Mentoring vs Coaching and considering the mentoring anti-hero

I’m often approached for mentoring, and each request is very different in what people feel that they need. As a mentor,  it’s worth being precise on whether you need a coach or a mentor. I think carefully about who I’d like to be in the next five years, and who I would not like to be.

Coaches are more outcome based, and mentoring is more relationship based. Leaders grow through mentoring, as well as in other ways. Here’s a good definition: https://www.management-mentors.com/resources/coaching-mentoring-differences Coaches will help you to meet an outcome.

Mentorship is a much abused term. Specific to mentoring, Paul Randal offers a great perspective here https://www.sqlskills.com/blogs/paul/setting-mentoring-ground-rules/

I have success in giving and receiving coaching by offering some exchange, and you may want to reflect on this point.  I do offer Executive Coaching professionally in conjunction with some of the Executive programs as part of the Ashridge Hult Business School, but that’s a professional arrangement.

Mentoring is longer-term, and the mentor gains as much from the experience as the mentee.  When I’m mentoring, people demand and expect a personal touch. Mentoring requires time. My suggestions and guidance will be richer and more relevant if I understand you well and understands your goals. And that takes time.

How can you get a mentor or a coach?

If you are looking for a coach, it is worth considering what you can give back. For example, one of my coaches is a marketing person with a great business head and as a form of barter, I help her with her Google Analytics data, and she has helped me with marketing.

Listening is an undervalued skill

If you are looking for a mentor, then it’s worth being clear on whether you are ready for being mentored. You will receive feedback that you may not like. If you are a short-term, quick win kind of person, that isn’t going to work for you and it will be perceived as inflammatory. Mentoring is not for you, if are the kind of person who isn’t going to listen – and listening is an undervalued skill. Coaching might be better until you are ready.

If you are the kind of person who makes excuses for their behaviour rather than reasons, this definitely isn’t for you. If you aren’t examining yourself closely, it squanders the mentor’s time to try to help you if all you want to do is change the world to see your point of view. I have previously walked away from mentoring requests because the person is difficult to deal with, so I don’t. I just back off, and direct my efforts where I can have more impact.

Asking great questions is an undervalued skill 

I have had different mentors at different times in my life, starting officially when I joined my first graduate job in 1997.

One of my first mentors was an amazing lady, an Operations Director who helped me to navigate being a young female in a very heavily male-dominated industry. There were not many women in Artificial Intelligence and there are times where I would have given up if it wasn’t for her. She asked great questions and I learned from her professional example. Despite not having seen her for over 15 years, her advice still rings in my head. AC – thank you.

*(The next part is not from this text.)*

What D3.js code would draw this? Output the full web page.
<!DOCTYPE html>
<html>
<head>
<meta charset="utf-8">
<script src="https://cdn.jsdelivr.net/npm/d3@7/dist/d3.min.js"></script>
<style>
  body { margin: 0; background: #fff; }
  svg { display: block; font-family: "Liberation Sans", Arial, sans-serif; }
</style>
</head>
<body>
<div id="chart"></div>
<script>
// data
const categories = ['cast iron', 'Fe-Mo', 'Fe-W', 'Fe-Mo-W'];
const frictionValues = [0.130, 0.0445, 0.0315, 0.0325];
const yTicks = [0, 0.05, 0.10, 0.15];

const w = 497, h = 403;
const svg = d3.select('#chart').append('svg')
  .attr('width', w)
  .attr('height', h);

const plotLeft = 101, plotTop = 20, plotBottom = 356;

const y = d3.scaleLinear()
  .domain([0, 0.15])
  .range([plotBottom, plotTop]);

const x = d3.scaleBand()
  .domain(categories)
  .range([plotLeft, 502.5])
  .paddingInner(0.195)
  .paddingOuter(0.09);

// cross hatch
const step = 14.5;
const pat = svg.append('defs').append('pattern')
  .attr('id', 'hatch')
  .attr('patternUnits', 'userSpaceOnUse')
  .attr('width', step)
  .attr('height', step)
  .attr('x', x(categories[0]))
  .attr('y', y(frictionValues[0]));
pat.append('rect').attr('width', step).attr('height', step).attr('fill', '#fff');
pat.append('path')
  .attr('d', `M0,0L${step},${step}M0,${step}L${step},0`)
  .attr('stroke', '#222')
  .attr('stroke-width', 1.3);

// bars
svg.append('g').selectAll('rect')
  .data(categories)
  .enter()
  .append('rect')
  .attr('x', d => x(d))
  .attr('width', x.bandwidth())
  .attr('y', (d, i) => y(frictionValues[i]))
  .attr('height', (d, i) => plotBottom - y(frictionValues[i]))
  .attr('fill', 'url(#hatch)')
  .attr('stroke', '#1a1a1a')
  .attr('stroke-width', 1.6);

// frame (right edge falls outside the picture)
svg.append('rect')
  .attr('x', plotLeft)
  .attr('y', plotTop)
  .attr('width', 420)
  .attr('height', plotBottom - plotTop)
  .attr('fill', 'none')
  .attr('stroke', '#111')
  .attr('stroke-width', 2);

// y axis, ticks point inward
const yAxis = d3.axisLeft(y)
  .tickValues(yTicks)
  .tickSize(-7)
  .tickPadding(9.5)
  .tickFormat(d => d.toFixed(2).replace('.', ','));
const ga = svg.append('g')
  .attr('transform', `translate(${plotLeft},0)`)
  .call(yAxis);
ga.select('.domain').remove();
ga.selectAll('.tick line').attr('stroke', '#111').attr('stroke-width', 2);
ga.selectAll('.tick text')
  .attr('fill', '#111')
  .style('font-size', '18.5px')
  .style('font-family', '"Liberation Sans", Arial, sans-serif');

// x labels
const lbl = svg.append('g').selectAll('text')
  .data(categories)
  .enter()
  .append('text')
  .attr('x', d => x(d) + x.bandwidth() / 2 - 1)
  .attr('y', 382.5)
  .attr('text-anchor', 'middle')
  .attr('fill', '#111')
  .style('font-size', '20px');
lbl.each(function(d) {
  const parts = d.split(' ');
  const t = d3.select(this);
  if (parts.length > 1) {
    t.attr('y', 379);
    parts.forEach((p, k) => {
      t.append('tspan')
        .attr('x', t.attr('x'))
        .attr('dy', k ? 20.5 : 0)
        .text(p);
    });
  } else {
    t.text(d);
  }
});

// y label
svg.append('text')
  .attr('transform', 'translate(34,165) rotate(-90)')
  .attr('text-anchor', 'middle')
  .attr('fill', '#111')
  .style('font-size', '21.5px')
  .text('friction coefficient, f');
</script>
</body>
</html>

I also learned a lot from my first boss, who had a similar background to me and who had worked his way up from being a support technician to C-suite. NB – thank you for your help over the years. We do not speak much now, but your words of wisdom still informs me today as I try to do what you achieved.

One of my current mentors is a great marketer, and he’s very good at drawing goals and objectives out of me. He’s got a real knack for asking great questions, and that’s a skill that is often overlooked. David – I look forward to seeing you soon and thank you for your words of wisdom.

The Mentoring Anti-Hero 

I have also learned from the people who I do not want to be like. I see behaviour which repels me, both professionally and in the technical and volunteer community. It has been a hard lesson, but I have learned to stand back and let others go their own path. Learning when not to mentor has been a crucial lesson for me. The best thing you can do is to stand back and let people show themselves for who they really are, and, in the end, you have to have faith that other people will see it.

What have I learned throughout this mentoring process?

Mentoring others, observing others and being mentored has taught me that one of the most valuable things is the impact that I can have on other people. Mentoring others allows me to reflect on other situations, and it is an area of growth for the mentor too. I also have to carefully consider my impact on others, because mentoring can have traumatic consequences for the mentee if it is not handled with empathy. I value reflexive leadership and I think that it is one of the areas for 21st century leadership.

I am still learning, and it is a lesson that I will always cherish even if it is painful sometimes.